Au travers de nos lectures nous en arrivons à considérer que le problème de manque de communication est le facteur principal de cette situation. Même si l’activité proposée n’intéressait pas le professeur, une meilleure communication aurait permis des remédiations.

Le manque de communication peut être dû au manque de cohésion au sein de l’équipe et aussi à des habitudes de travail où la collaboration n’est pas évidente.

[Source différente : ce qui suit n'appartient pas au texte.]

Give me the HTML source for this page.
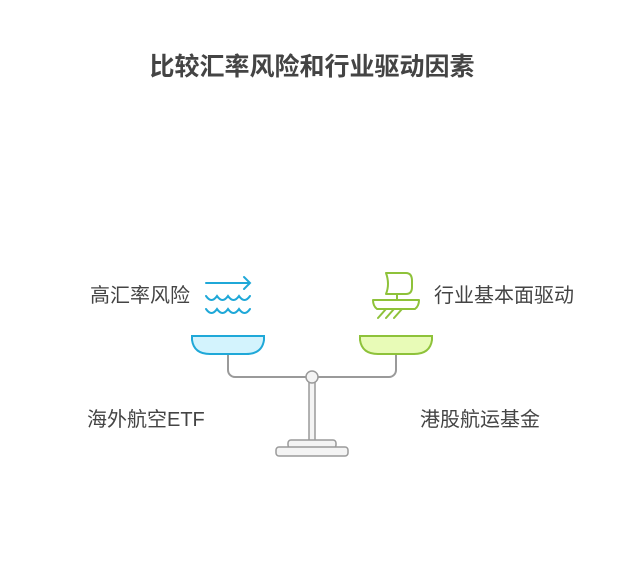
<!DOCTYPE html>
<html><head><meta charset="utf-8"><style>
body{margin:0;background:#fff;width:624px;height:576px;overflow:hidden;font-family:"Liberation Sans","Noto Sans CJK SC",sans-serif}
.t{position:absolute;color:#444;font-size:20px;line-height:24px;white-space:nowrap}
</style></head><body>
<div class="t" style="left:0;width:624px;top:53px;line-height:28px;text-align:center;font-size:25px;font-weight:bold;color:#444">比较汇率风险和行业驱动因素</div>
<div class="t" style="left:90px;top:284px">高汇率风险</div>
<div class="t" style="left:434px;top:284px">行业基本面驱动</div>
<div class="t" style="left:87px;top:408px">海外航空ETF</div>
<div class="t" style="left:420px;top:408px">港股航运基金</div>
<svg width="624" height="576" style="position:absolute;left:0;top:0">
<g fill="none" stroke="#9a9a9a" stroke-width="2">
<path d="M228 354 V370 a7 7 0 0 0 7 7 H389 a7 7 0 0 0 7 -7 V354"/>
</g>
<rect x="309" y="381" width="6" height="60" fill="#f4f4f4" stroke="#9a9a9a" stroke-width="1.5"/>
<circle cx="312" cy="377" r="6" fill="#f4f4f4" stroke="#9a9a9a" stroke-width="1.5"/>
<rect x="288" y="440" width="48" height="8" rx="3" fill="#f4f4f4" stroke="#9a9a9a" stroke-width="1.5"/>
<rect x="276" y="447" width="72" height="9" rx="3" fill="#f4f4f4" stroke="#9a9a9a" stroke-width="1.5"/>
<path d="M192 336 H264 V340 Q262 354 246 354 H210 Q194 354 192 340 Z" fill="#d3f3fd" stroke="#1fa8d8" stroke-width="2"/>
<path d="M360 336 H432 V340 Q430 354 414 354 H378 Q362 354 360 340 Z" fill="#e8fbb7" stroke="#8ec23a" stroke-width="2"/>
<g fill="none" stroke="#1fa8d8" stroke-width="2" stroke-linecap="round">
<path d="M206 283 H250 M244 277 L250 283 L244 289"/>
<path d="M206 296 q5.5 8 11 0 q5.5 8 11 0 q5.5 8 11 0 q5.5 8 11 0"/>
<path d="M206 309 q5.5 8 11 0 q5.5 8 11 0 q5.5 8 11 0 q5.5 8 11 0"/>
</g>
<g fill="none" stroke="#8ec23a" stroke-width="2" stroke-linecap="round" stroke-linejoin="round">
<path d="M386 273 H406 q6 0 6 8 v6 q0 7 -6 7 H386 q4 -10 0 -21 Z"/>
<path d="M397 294 V300"/>
<path d="M373 300 H419 q0 6 -4 9 H377 q-4 -3 -4 -9 Z"/>
<path d="M378 318 L386 309 M386 318 L394 309 M394 318 L402 309"/>
</g>
</svg>
</body></html>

Grâce à cette expérience et nos recherches, nous nous apercevons qu’une partie des solutions provient de l’équipe pédagogique, mais à travers elle, du chef d’établissement. En effet, son management et ses choix son facteur de cohésion au sein de l’établissement. Le proviseur oriente la politique d’un établissement. La qualité de l’accueil des stagiaires, la création d’événements de cohésion et de réunion de travail ainsi que des orientations générales vers l’échange et la construction de progression groupée doivent être des points essentiels de cette politique. Si cela avait été le cas dans l’établissement où s’est déroulé notre situation, les événements ne se seraient pas passés ou se seraient vite solutionnées.

  • 1
    Bulletin officiel du 25 juillet 2013
  • 2
    Rapport 2016-078, IGEN, Novembre 2016, https://cache.media.education.gouv.fr/file/2016/44/7/2016-078_Recensement_enseignement_professionnel_690447.pdf.
  • 3
    Beaumont C., « Les pratiques collaboratives en milieu scolAire. Cadre de référence pour soutenir la formation », Crires, Université Laval, 2010 https://www.versunecoleinclusive.fr/wp-content/uploads/2018/11/guide_pratiques_collaboratives.pdf
  • 4
    LESSARS.C, CANISIUS KAMANZI P, LAROCHELLE M, « De quelques facteurs facilitant l’intensification de la collaboration au travail parmi les enseignants : le cas des enseignants canadiens », Education et Société, n°23, 2009
  • 5
    Gather Thurler Monica, « Relations professionnelles et culture des établissements scolaires : au-delà du culte de l’individualisme ? », Revue française de pédagogie, volume 109, 1994. pp. 19-39
  • 6
    TILMAN Francis, OUALI Nouria, Piloter un établissement scolaire, Bruxelles, De Boeck, 2001.
  • 7
    PETITPIERRE C., « Pour une régulation formative du changement », in Demailly L. dir. Évaluer les politiques éducatives : sens, enjeux, pratiques, Bruxelles, De Boeck, 2001.
  • 8
    YELNIK Catherine, « Souffrances professionnelles dans le monde scolaire », Cliopsy, 2010/1 (N° 3), p. 7-17.
  • 9
    KAËS R., « Souffrance et psychopathologie des liens institués. Une introduction », in Kaës R., Pinel J.-P. et al., Souffrance et psychopathologie des liens institutionnels, Dunod, 1996, p. 2-50.
  • 10
    PINEL, J.-P., « La construction d’un dispositif d’intervention à l’épreuve des mutations institutionnelles contemporaines », Dans O. Nicolle et R. Kaës, L’institution en héritage, mythes de fondation, transmission, transformations, Paris, Dunod, 2007, p. 11-24.